Ces éléments de préjudice permettent à la cour d'arrêter l'indemnisation de la société Océano Loisirs à la somme de 30 000 euros comme demandé par celle-ci.



Ainsi, le jugement du tribunal de commerce sera confirmé.



Le tribunal a omis de statuer sur l'allocation d'intérêts au taux légal et leur capitalisation.



En application des dispositions de l'article 1231-7 du code civil, et s'agissant d'une condamnation à une indemnité, la somme de 30 000 euros de dommages-intérêts allouée à la société Océano Loisirs portera intérêt au taux légal à compter de la décision de première instance du 1er octobre 2021 et non d'une mise en demeure antérieure comme le demande Océano Loisirs.



Vu la demande de la société Océano Loisirs, les intérêts échus pour une année entière porteront eux-mêmes intérêts en application de l'article 1343-2 du code civil.
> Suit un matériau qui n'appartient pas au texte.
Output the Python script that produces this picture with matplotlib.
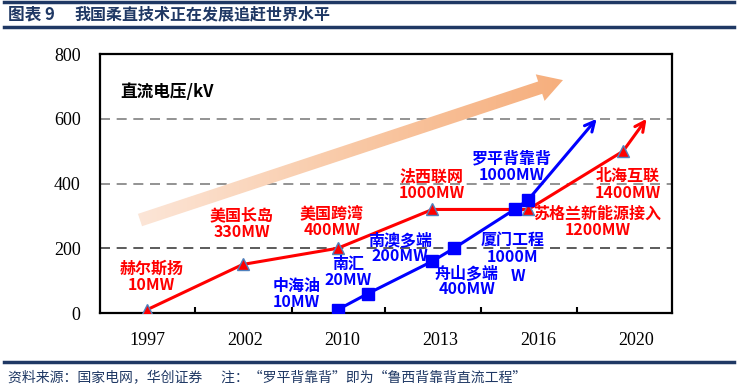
import numpy as np
import matplotlib
matplotlib.use('Agg')
import matplotlib.pyplot as plt
from matplotlib.lines import Line2D
from matplotlib.patches import Polygon
from matplotlib.colors import LinearSegmentedColormap

plt.rcParams['font.family'] = ['Noto Sans CJK SC', 'DejaVu Sans']

# ---- 数据 ----
years = ['1997', '2002', '2010', '2013', '2016', '2020']

# 红线：国外项目 (x 为类别位置, y 为直流电压 kV)
red_x = [0, 0.98, 1.95, 2.92, 3.90, 4.87]
red_y = [10, 150, 200, 320, 320, 500]
red_tip = (5.11, 600)

# 蓝线：国内项目
blue_x = [1.95, 2.26, 2.92, 3.14, 3.76, 3.90]
blue_y = [10, 60, 160, 200, 320, 350]
blue_tip = (4.60, 600)

red_labels = ['赫尔斯扬\n10MW', '美国长岛\n330MW', '美国跨湾\n400MW',
              '法西联网\n1000MW', '北海互联\n1400MW', '苏格兰新能源接入\n1200MW']
red_lab_x = [0.05, 0.97, 1.89, 2.91, 4.92, 4.61]
red_lab_y = [111, 275, 281, 395, 398, 281]

blue_labels = ['中海油\n10MW', '南汇\n20MW', '南澳多端\n200MW',
               '舟山多端\n400MW', '厦门工程\n1000M', 'W', '罗平背靠背\n1000MW']
blue_lab_x = [1.53, 2.06, 2.59, 3.27, 3.74, 3.80, 3.73]
blue_lab_y = [59, 127, 201, 99, 200, 114, 451]

RED = '#FF0000'
BLUE = '#0000FF'
NAVY = '#1F3864'

fig = plt.figure(figsize=(7.38, 3.87), dpi=100)
ax = fig.add_axes([0.1355, 0.1912, 0.775, 0.669])

ax.set_xlim(-0.48, 5.37)
ax.set_ylim(0, 800)

# 网格虚线
for yv, c in [(200, '#404040'), (400, '#808080'), (600, '#808080')]:
    ax.axhline(yv, color=c, linestyle=(0, (6, 4)), linewidth=1.2, zorder=1)

# 渐变大箭头（坐标轴像素空间中构造）
W, H = 572.0, 259.0
tail = np.array([40.0, 93.0])
tip = np.array([463.0, 233.0])
d = tip - tail
u = d / np.linalg.norm(d)
n = np.array([-u[1], u[0]])
hw, hhw, hl = 6.5, 14.0, 24.0
base = tip - u * hl
pts = [tail + n * hw, base + n * hw, base + n * hhw, tip,
       base - n * hhw, base - n * hw, tail - n * hw]
pts = [(p[0] / W, p[1] / H) for p in pts]
poly = Polygon(pts, closed=True, transform=ax.transAxes, facecolor='none',
               edgecolor='none')
ax.add_patch(poly)
cmap = LinearSegmentedColormap.from_list('peach', ['#FCE6D8', '#F9C9A6', '#F6AE7C'])
grad = np.linspace(0, 1, 256).reshape(1, -1)
im = ax.imshow(grad, cmap=cmap, extent=[0.06, 0.82, 0.3, 0.95], aspect='auto',
               transform=ax.transAxes, zorder=2)
im.set_clip_path(poly)

# 红线
ax.plot(red_x, red_y, color=RED, linewidth=2.2, marker='^', markersize=9,
        markerfacecolor=RED, markeredgecolor='#4F81BD', markeredgewidth=1.0, zorder=4)
ax.annotate('', xy=red_tip, xytext=(red_x[-1], red_y[-1]),
            arrowprops=dict(arrowstyle='->,head_length=0.7,head_width=0.35',
                            color=RED, lw=2.2, shrinkA=0, shrinkB=0), zorder=3)

# 蓝线
ax.plot(blue_x, blue_y, color=BLUE, linewidth=2.2, marker='s', markersize=8,
        markerfacecolor=BLUE, markeredgecolor=BLUE, zorder=4)
ax.annotate('', xy=blue_tip, xytext=(blue_x[-1], blue_y[-1]),
            arrowprops=dict(arrowstyle='->,head_length=0.7,head_width=0.35',
                            color=BLUE, lw=2.2, shrinkA=0, shrinkB=0), zorder=3)

# 标注文字
for t, x, y in zip(red_labels, red_lab_x, red_lab_y):
    ax.text(x, y, t, color=RED, fontsize=11.5, fontweight='bold', ha='center',
            va='center', linespacing=1.05, zorder=5)
for t, x, y in zip(blue_labels, blue_lab_x, blue_lab_y):
    ax.text(x, y, t, color=BLUE, fontsize=11.5, fontweight='bold', ha='center',
            va='center', linespacing=1.05, zorder=5)

ax.text(-0.27, 683, '直流电压/kV', color='black', fontsize=12, fontweight='bold',
        ha='left', va='center')

# 坐标轴
ax.set_xticks(range(len(years)))
ax.set_xticklabels(years)
ax.set_xticks([0.49, 1.48, 2.44, 3.42, 4.40], minor=True)
ax.set_yticks([0, 200, 400, 600, 800])
ax.tick_params(axis='both', which='major', length=0, labelsize=13, pad=14)
ax.tick_params(axis='x', which='minor', direction='in', length=4, width=1.5)
for lab in ax.get_xticklabels() + ax.get_yticklabels():
    lab.set_fontfamily('Liberation Serif')
for s in ax.spines.values():
    s.set_linewidth(1.6)
    s.set_color('black')

# 标题与页脚
fig.add_artist(Line2D([0.005, 0.995], [1 - 2 / 387, 1 - 2 / 387], color=NAVY,
                      linewidth=2.5, transform=fig.transFigure))
fig.add_artist(Line2D([0.005, 0.995], [1 - 27 / 387, 1 - 27 / 387], color=NAVY,
                      linewidth=2.5, transform=fig.transFigure))
fig.text(0.011, 1 - 14.5 / 387, '图表 9', color=NAVY,
         fontsize=12, fontweight='bold', ha='left', va='center')
fig.text(0.101, 1 - 14.5 / 387, '我国柔直技术正在发展追赶世界水平', color=NAVY,
         fontsize=11.5, fontweight='bold', ha='left', va='center')
fig.add_artist(Line2D([0.005, 0.995], [1 - 362 / 387, 1 - 362 / 387], color=NAVY,
                      linewidth=2.5, transform=fig.transFigure))
fig.text(0.011, 1 - 377 / 387,
         '资料来源：国家电网，华创证券      注：“罗平背靠背”即为“鲁西背靠背直流工程”',
         color='#1F3864', fontsize=10, ha='left', va='center')

fig.savefig('out.png', dpi=100)
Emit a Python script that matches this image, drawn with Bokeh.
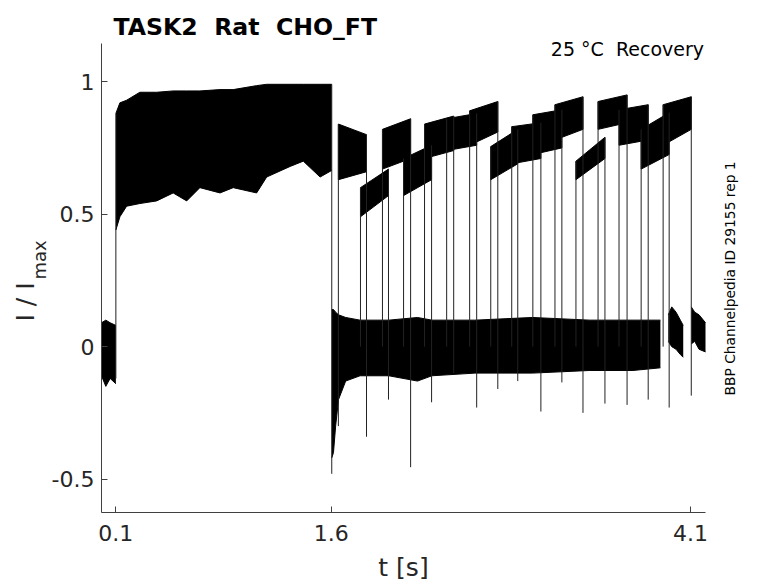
import math
from bokeh.plotting import figure
from bokeh.models import Range1d, LinearAxis, FixedTicker, Label
from bokeh.embed import file_html
from bokeh.resources import INLINE

# ---------------- data ----------------
x_ticks = [0.1, 1.6, 4.1]
x_tick_labels = ["0.1", "1.6", "4.1"]
y_ticks = [-0.5, 0, 0.5, 1]
y_tick_labels = ["-0.5", "0", "0.5", "1"]
x_lim = (0.0, 4.205)
y_lim = (-0.626, 1.144)

# baseline before the conditioning pulse
pre_t = [0.0, 0.03, 0.06, 0.1]
pre_hi = [0.09, 0.10, 0.09, 0.08]
pre_lo = [-0.11, -0.15, -0.12, -0.14]

# conditioning pulse envelope
pulse_t = [0.100, 0.128, 0.175, 0.267, 0.384, 0.499, 0.593, 0.685, 0.825, 0.917, 1.080, 1.150, 1.313, 1.405, 1.522, 1.603]
pulse_hi = [0.88, 0.92, 0.93, 0.96, 0.96, 0.965, 0.965, 0.965, 0.97, 0.97, 0.985, 0.99, 0.99, 0.99, 0.99, 0.99]
pulse_lo = [0.44, 0.49, 0.53, 0.54, 0.55, 0.58, 0.55, 0.60, 0.58, 0.60, 0.58, 0.64, 0.68, 0.70, 0.64, 0.665]

# baseline after the conditioning pulse
base_t = [1.603, 1.615, 1.63, 1.65, 1.70, 1.80, 2.00, 2.20, 2.30, 2.60, 3.00, 3.40, 3.70, 3.891]
base_hi = [0.14, 0.14, 0.13, 0.12, 0.11, 0.10, 0.10, 0.11, 0.10, 0.10, 0.11, 0.10, 0.10, 0.10]
base_lo = [-0.42, -0.40, -0.30, -0.20, -0.13, -0.11, -0.11, -0.13, -0.11, -0.10, -0.10, -0.09, -0.09, -0.08]

tail1_t = [3.946, 3.97, 4.00, 4.03, 4.05]
tail1_hi = [0.12, 0.15, 0.13, 0.10, 0.08]
tail1_lo = [0.02, 0.0, -0.01, -0.03, -0.04]
tail2_t = [4.106, 4.13, 4.16, 4.205]
tail2_hi = [0.15, 0.13, 0.12, 0.09]
tail2_lo = [0.01, 0.02, -0.01, -0.02]

# test-pulse segments (recovered current)
seg_t0 = [1.649, 1.803, 1.956, 2.103, 2.249, 2.403, 2.563, 2.710, 2.856, 3.003, 3.157, 3.303, 3.457, 3.603, 3.757, 3.910]
seg_t1 = [1.845, 1.998, 2.152, 2.298, 2.452, 2.612, 2.759, 2.898, 3.059, 3.205, 3.352, 3.505, 3.659, 3.806, 3.952, 4.106]
seg_hi0 = [0.84, 0.60, 0.82, 0.71, 0.84, 0.86, 0.89, 0.755, 0.83, 0.875, 0.913, 0.70, 0.925, 0.894, 0.82, 0.913]
seg_hi1 = [0.80, 0.67, 0.86, 0.76, 0.87, 0.88, 0.925, 0.82, 0.845, 0.894, 0.943, 0.79, 0.95, 0.913, 0.883, 0.943]
seg_lo0 = [0.63, 0.49, 0.67, 0.57, 0.71, 0.74, 0.76, 0.63, 0.69, 0.725, 0.78, 0.63, 0.82, 0.76, 0.67, 0.76]
seg_lo1 = [0.66, 0.57, 0.71, 0.63, 0.74, 0.76, 0.81, 0.69, 0.71, 0.75, 0.82, 0.71, 0.845, 0.78, 0.725, 0.82]

# vertical transitions / capacitive spikes
spike_t = [0.1, 1.603, 1.649, 1.803, 1.845, 1.956, 1.998, 2.103, 2.152, 2.249, 2.298, 2.403, 2.452, 2.563, 2.612,
           2.710, 2.759, 2.856, 2.898, 3.003, 3.059, 3.157, 3.205, 3.303, 3.352, 3.457, 3.505, 3.603, 3.659,
           3.757, 3.806, 3.910, 3.952, 4.106]
spike_top = [0.88, 0.99, 0.84, 0.60, 0.80, 0.82, 0.67, 0.71, 0.86, 0.84, 0.76, 0.86, 0.87, 0.89, 0.88,
             0.755, 0.925, 0.83, 0.82, 0.875, 0.845, 0.913, 0.894, 0.70, 0.943, 0.925, 0.79, 0.894, 0.95,
             0.82, 0.913, 0.913, 0.883, 0.943]
spike_bottom = [-0.12, -0.48, -0.30, 0.0, -0.34, 0.0, -0.20, 0.0, -0.455, 0.0, -0.21, 0.0, -0.10, 0.0, -0.23,
                0.0, -0.16, 0.0, -0.13, 0.0, -0.245, 0.0, -0.135, 0.0, -0.25, 0.0, -0.215, 0.0, -0.22,
                0.0, -0.20, 0.0, -0.23, -0.185]

title_text = "TASK2\u00a0\u00a0Rat\u00a0\u00a0CHO_FT"
cond_text = "25 °C\u00a0\u00a0Recovery"
id_text = "BBP Channelpedia ID 29155 rep 1"
x_label = "t [s]"
y_label_main = "I / I"
y_label_sub = "max"

# ---------------- layout (pixels) ----------------
W, H = 778, 583
LEFT, BOTTOM_PX = 101, 512      # axis box left edge / bottom edge in canvas pixels
BOX_R, BOX_T = 705, 43          # axis box right / top in canvas pixels
sx = (BOX_R - LEFT) / (x_lim[1] - x_lim[0])
sy = (BOTTOM_PX - BOX_T) / (y_lim[1] - y_lim[0])
x_start = x_lim[0] - LEFT / sx
x_end = x_lim[0] + (W - LEFT) / sx
y_start = y_lim[0] - (H - BOTTOM_PX) / sy
y_end = y_lim[0] + BOTTOM_PX / sy

def px2t(px):
    return x_lim[0] + (px - LEFT) / sx

def py2y(py):
    return y_lim[0] + (BOTTOM_PX - py) / sy

FONT = "DejaVu Sans"
AX = "#404040"
TXT = "#262626"

p = figure(width=W, height=H, output_backend="svg", toolbar_location=None,
           x_range=Range1d(x_start, x_end), y_range=Range1d(y_start, y_end),
           x_axis_location=None, y_axis_location=None, background_fill_color="white",
           border_fill_color="white")
p.min_border = 0
p.min_border_left = 0
p.min_border_right = 0
p.min_border_top = 0
p.min_border_bottom = 0
p.outline_line_color = None
p.xgrid.visible = False
p.ygrid.visible = False

def style_axis(ax):
    ax.axis_line_color = AX
    ax.axis_line_width = 1
    ax.major_tick_line_color = AX
    ax.major_tick_in = 6
    ax.major_tick_out = 0
    ax.minor_tick_in = 0
    ax.minor_tick_out = 0
    ax.minor_tick_line_color = None
    ax.major_label_text_font = FONT
    ax.major_label_text_font_size = "22px"
    ax.major_label_text_color = TXT

xa = LinearAxis(ticker=FixedTicker(ticks=x_ticks), bounds=x_lim, fixed_location=y_lim[0],
                major_label_overrides={t: s for t, s in zip(x_ticks, x_tick_labels)})
style_axis(xa)
xa.major_label_standoff = 12
p.add_layout(xa, "below")

ya = LinearAxis(ticker=FixedTicker(ticks=y_ticks), bounds=y_lim, fixed_location=x_lim[0],
                major_label_overrides={t: s for t, s in zip(y_ticks, y_tick_labels)})
style_axis(ya)
ya.major_label_standoff = 7
p.add_layout(ya, "left")

BLACK = "black"

def band(t, hi, lo):
    p.varea(x=t, y1=lo, y2=hi, fill_color=BLACK)
    p.line(t, hi, line_color=BLACK, line_width=1)
    p.line(t, lo, line_color=BLACK, line_width=1)

band(pre_t, pre_hi, pre_lo)
band(pulse_t, pulse_hi, pulse_lo)
band(base_t, base_hi, base_lo)
band(tail1_t, tail1_hi, tail1_lo)
band(tail2_t, tail2_hi, tail2_lo)

xs, ys = [], []
for a, b, h0, h1, l0, l1 in zip(seg_t0, seg_t1, seg_hi0, seg_hi1, seg_lo0, seg_lo1):
    xs.append([a, b, b, a])
    ys.append([l0, l1, h1, h0])
p.patches(xs, ys, fill_color=BLACK, line_color=BLACK, line_width=1)

p.segment(x0=spike_t, y0=spike_bottom, x1=spike_t, y1=spike_top, line_color="#222222", line_width=1)

# ---------------- texts ----------------
def lab(px, py, text, size, **kw):
    p.add_layout(Label(x=px2t(px), y=py2y(py), text=text, text_font=FONT, text_font_size=size, **kw))

lab(113, 26.7, title_text, "23.6px", text_font_style="bold", text_color="black",
    text_align="left", text_baseline="alphabetic")
lab(703.5, 48.3, cond_text, "19px", text_color="black", text_align="right", text_baseline="alphabetic")
lab(729.5, 395, id_text, "13.8px", angle=math.pi / 2, text_color="black",
    text_align="left", text_baseline="alphabetic")
lab(25, 321, y_label_main, "25px", angle=math.pi / 2, text_color=TXT,
    text_align="left", text_baseline="alphabetic")
lab(38.5, 279, y_label_sub, "18px", angle=math.pi / 2, text_color=TXT,
    text_align="left", text_baseline="alphabetic")
lab(403, 567, x_label, "25px", text_color=TXT, text_align="center", text_baseline="middle")

open("out.html", "w").write(file_html(p, INLINE))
Ces deux derniers chefs de décision, omis par le tribunal, seront ajoutés au présent arrêt.















Sur les autres demandes



La société Océano Loisirs étant accueillie en ses demandes, la procédure initiée par elle n'est en rien abusive. La société Baz Industries doit être déboutée de sa demande de dommages-intérêts pour procédure abusive qu'elle renouvelle devant la cour.



La société Baz Industries paiera à la société Océano Loisirs la somme de 4 000 euros sur le fondement de l'article 700 du code de procédure civile en cause d'appel.



La société Baz Industries sera tenue aux dépens d'appel, qui ne saurait toutefois comprendre que les frais énumérés par l'article 695 du code de procédure civile, les frais de constat pour préconstituer une preuve n'y étant pas inclus comme relevant des frais irrépétibles déjà indemnisés ci-dessus.





PAR CES MOTIFS



La cour, statuant publiquement, contradictoirement et en dernier ressort,



Confirme le jugement rendu entre les parties par le tribunal de commerce de Bordeaux le 1er octobre 2021, y compris le chef de jugement déboutant la société Baz Industries de sa demande reconventionnelle de dommages-intérêts pour procédure abusive,



Y ajoutant,



Dit que la somme de 30 000 euros allouée à la société Océano Loisirs à titre de dommages-intérêts portera intérêts au taux légal à compter de la date de la décision de première instance,



Dit que les intérêts échus dus pour au moins une année entière produiront intérêt,



Condamne la société Baz Industries à payer à la société Océano Loisirs la somme de 4 000 euros sur le fondement de l'article 700 du code de procédure civile en cause d'appel,



Condamne la société Baz Industries aux dépens d'appel, qui ne saurait toutefois comprendre que les frais énumérés par l'article 695 du code de procédure civile, et non le constat d'huissier du 24 mai 2016.



Le présent arrêt a été signé par Monsieur Jean-Pierre FRANCO, président, et par Monsieur Hervé GOUDOT, greffier, auquel la minute de la décision a été remise par le magistrat signataire.